Spanish supermarkets are full of bottles of cologne which you can spray over yourself frequently. A neighbour of mine on a drive back to Santander took a fan that has a spray bottle of water attached (a neat idea from a few years ago).

I wear my hair short so that I can wash and go. I hate using the hair dryer in the summer. Make-up is minimal or not at all but a high factor moisturiser is essential for avoiding more wrinkles.

While driving, turning on air conditioning is essential although many Spaniards find it provokes coughs and colds. Direct the fan to your feet.
 
Food and Drink

Roast beef and Yorkshire pudding is out until September unless you cook it on the barbecue (although we did cook a turkey on our oven-styled barbecue recently).

Healthy diet prevails; salads and a multitude of fruit. We don’t eat out much in the summer because it’s difficult to ensure food is kept in cool conditions.

We try to drink plenty of water (two to three litres a day as recommended by the doctors) but the following Spanish drinks are refreshing:

Granizado  – a crushed ice drink in many flavours

Horchata -  a cool milky drink made from tiger nuts

Clara   -  shandy

Tinto de verano - red wine with lemonade
 
Activities for summer

After 10.00 am, it is extremely difficult to do anything physical. It is therefore important to keep housework to a minimum. When the heat gets unbearable, we go to the supermarkets to cool down.
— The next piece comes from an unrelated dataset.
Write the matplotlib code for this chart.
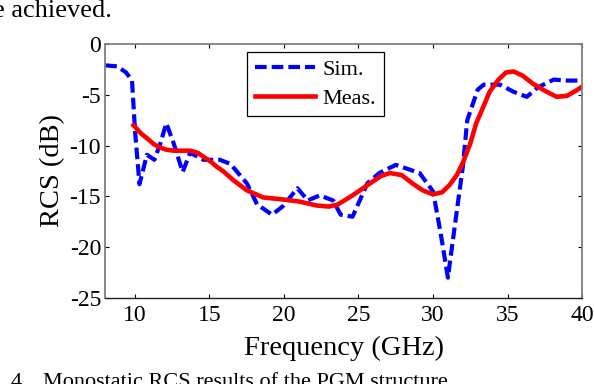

Many Spaniards go to the coast to get the sea breeze. We went to the mountains an hour away for one blissful cool night.

It is best to stock up books and DVDs before summer. Do non-strenuous activities such as study Spanish or write articles for expatica.com.

Follow the habit of the Spanish siesta. Even if you can’t sleep in the afternoon, rest and read. Then in the evening, get up and head for the fiesta.